▸ Task objective
Copy the lines below as they are; omit the images they contain.
**** Collected material
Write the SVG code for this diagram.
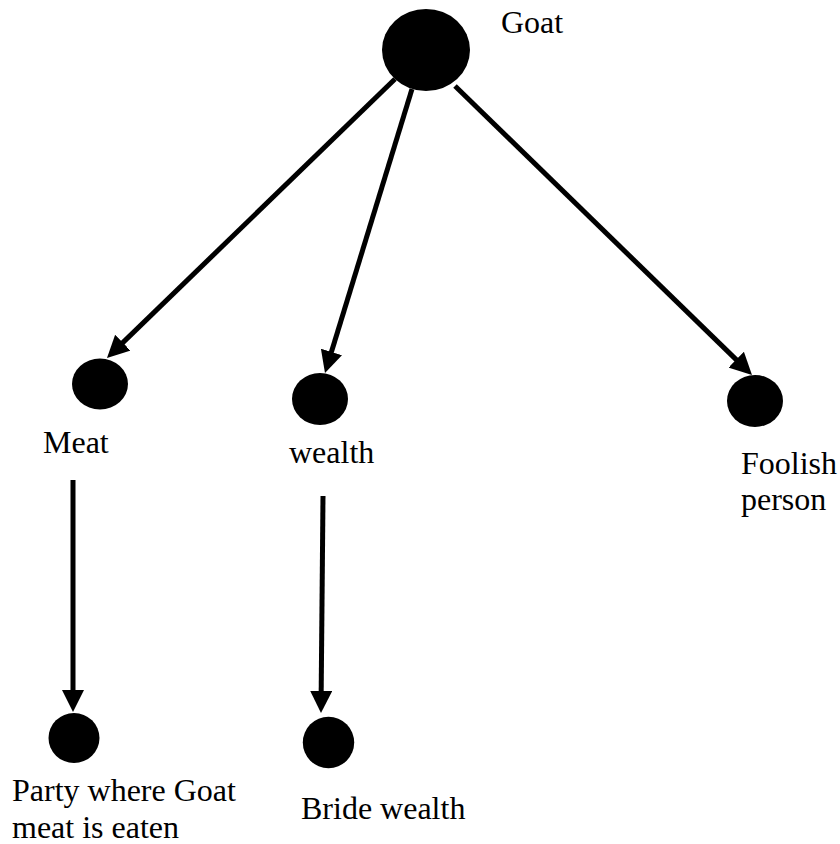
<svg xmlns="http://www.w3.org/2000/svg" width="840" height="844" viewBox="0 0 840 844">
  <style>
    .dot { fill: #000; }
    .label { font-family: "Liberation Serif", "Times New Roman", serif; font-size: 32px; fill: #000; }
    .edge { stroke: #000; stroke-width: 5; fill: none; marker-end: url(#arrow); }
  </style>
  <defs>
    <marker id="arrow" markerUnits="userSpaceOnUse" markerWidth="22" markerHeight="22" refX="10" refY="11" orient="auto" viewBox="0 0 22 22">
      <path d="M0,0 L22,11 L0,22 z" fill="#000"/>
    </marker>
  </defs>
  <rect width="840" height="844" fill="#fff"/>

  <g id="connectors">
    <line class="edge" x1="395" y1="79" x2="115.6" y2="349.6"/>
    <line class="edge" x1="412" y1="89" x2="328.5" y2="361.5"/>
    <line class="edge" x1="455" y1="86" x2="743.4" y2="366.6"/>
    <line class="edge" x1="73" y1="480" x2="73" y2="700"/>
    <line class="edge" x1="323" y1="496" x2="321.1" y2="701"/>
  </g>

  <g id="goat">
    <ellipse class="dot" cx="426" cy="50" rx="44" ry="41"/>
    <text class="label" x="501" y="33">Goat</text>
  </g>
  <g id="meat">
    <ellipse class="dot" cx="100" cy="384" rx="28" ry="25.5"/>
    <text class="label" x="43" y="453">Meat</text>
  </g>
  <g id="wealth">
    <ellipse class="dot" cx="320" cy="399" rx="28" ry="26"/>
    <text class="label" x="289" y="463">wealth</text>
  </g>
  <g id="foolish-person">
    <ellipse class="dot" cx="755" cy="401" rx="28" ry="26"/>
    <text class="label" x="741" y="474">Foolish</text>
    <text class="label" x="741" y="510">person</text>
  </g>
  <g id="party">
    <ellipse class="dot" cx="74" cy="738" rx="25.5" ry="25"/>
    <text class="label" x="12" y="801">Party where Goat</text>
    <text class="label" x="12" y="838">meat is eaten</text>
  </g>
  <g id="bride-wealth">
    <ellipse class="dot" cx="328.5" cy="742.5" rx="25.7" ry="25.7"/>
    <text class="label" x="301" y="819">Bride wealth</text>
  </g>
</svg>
********
▸ Exercise response
Write the SVG code for this diagram.
<svg xmlns="http://www.w3.org/2000/svg" width="840" height="844" viewBox="0 0 840 844">
  <style>
    .dot { fill: #000; }
    .label { font-family: "Liberation Serif", "Times New Roman", serif; font-size: 32px; fill: #000; }
    .edge { stroke: #000; stroke-width: 5; fill: none; marker-end: url(#arrow); }
  </style>
  <defs>
    <marker id="arrow" markerUnits="userSpaceOnUse" markerWidth="22" markerHeight="22" refX="10" refY="11" orient="auto" viewBox="0 0 22 22">
      <path d="M0,0 L22,11 L0,22 z" fill="#000"/>
    </marker>
  </defs>
  <rect width="840" height="844" fill="#fff"/>

  <g id="connectors">
    <line class="edge" x1="395" y1="79" x2="115.6" y2="349.6"/>
    <line class="edge" x1="412" y1="89" x2="328.5" y2="361.5"/>
    <line class="edge" x1="455" y1="86" x2="743.4" y2="366.6"/>
    <line class="edge" x1="73" y1="480" x2="73" y2="700"/>
    <line class="edge" x1="323" y1="496" x2="321.1" y2="701"/>
  </g>

  <g id="goat">
    <ellipse class="dot" cx="426" cy="50" rx="44" ry="41"/>
    <text class="label" x="501" y="33">Goat</text>
  </g>
  <g id="meat">
    <ellipse class="dot" cx="100" cy="384" rx="28" ry="25.5"/>
    <text class="label" x="43" y="453">Meat</text>
  </g>
  <g id="wealth">
    <ellipse class="dot" cx="320" cy="399" rx="28" ry="26"/>
    <text class="label" x="289" y="463">wealth</text>
  </g>
  <g id="foolish-person">
    <ellipse class="dot" cx="755" cy="401" rx="28" ry="26"/>
    <text class="label" x="741" y="474">Foolish</text>
    <text class="label" x="741" y="510">person</text>
  </g>
  <g id="party">
    <ellipse class="dot" cx="74" cy="738" rx="25.5" ry="25"/>
    <text class="label" x="12" y="801">Party where Goat</text>
    <text class="label" x="12" y="838">meat is eaten</text>
  </g>
  <g id="bride-wealth">
    <ellipse class="dot" cx="328.5" cy="742.5" rx="25.7" ry="25.7"/>
    <text class="label" x="301" y="819">Bride wealth</text>
  </g>
</svg>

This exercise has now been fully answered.